Di masa Jepang, Emiria menjadi satu-satunya perempuan yang ikut pameran dan namanya tercatat dalam buku “Orang Indonesia Terkemuka di Djawa” yang diterbitkan Goenseikanbu pada tahun 1944.

Kegemarannya berpergian di daerah terpencil diabadikannya dalam wujud lukisan. Tak heran, obyek lukisannya diantaranya patung masayrakat suku Indonesia. Seorang kritiskus seni Sanento Yuliman mengungkapkan, karya Emiria merupakan salah satu ciri karya seni lukis yang menampilkan keindonesiaan melalui penggambaran artefak masyarakat suku di Indonesia.

Kritikus seni lainnya, Soh Lian Tjie menuturkan lukisan Emiria adalah cerminan dari jiwanya yang bebas keras tak peduli aturan atau pakem. Dalam hal feminisme di dunia seni, Emiria adalah pelopornya. Ia menghasilkan karya feminis seperti lukisannya yang berjudul “Mutiara Bermain”. Lukisan ini ia buat selama 4 tahun semenjak tahun 1942. “Mutiara Bermain” mengambarkan dua perempuan telanjang sedang menari di belahan mutiara di dasar laut. Gambar ini melukiskan ketertindasan perempuan masa itu, apalagi di masa penjajahan Jepang yang menjadikan perempuan sebagai pelampiasan nafsu. Karya lainnya yang bertemakan feminisme adalah “Kembang Kemboja di Bali” (1958), “Wanita Sulawesi” (1958), “Market” (1952), dan “Panen Padi” (1942).

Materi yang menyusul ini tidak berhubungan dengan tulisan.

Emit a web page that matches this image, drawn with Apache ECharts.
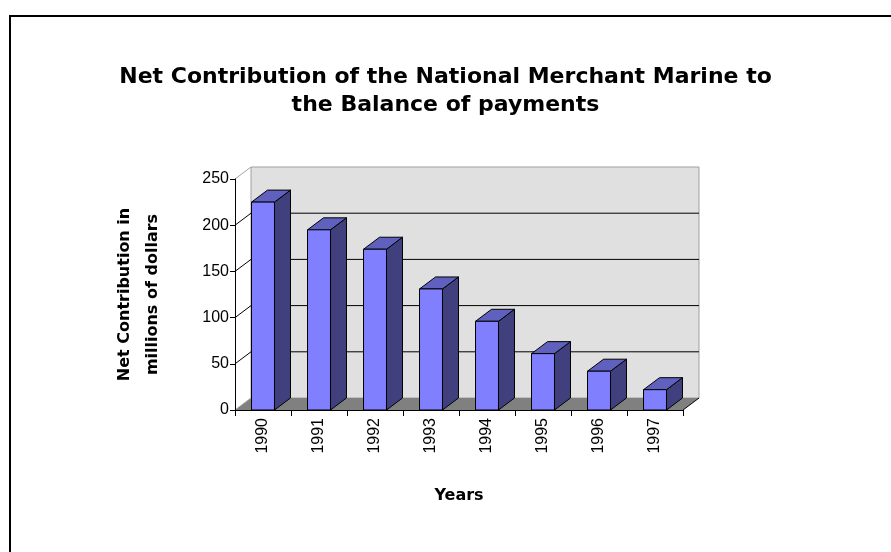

Tentang kepergiannya yang penuh misteri, sebuah arsip memaparkan pada tahun 1960, Emiria sempat mengajukan visa ke Nederlands Nieuw Guinea, sebuah nama untuk Papua Barat saat itu. Tak ada yang tahu untuk tujuan apa ia mengajukan visa tersebut. Ia masih menjadi tanda tanya, dan bersyukurlah serpihan kisah tentangnya masih ada untuk anak cucu kita.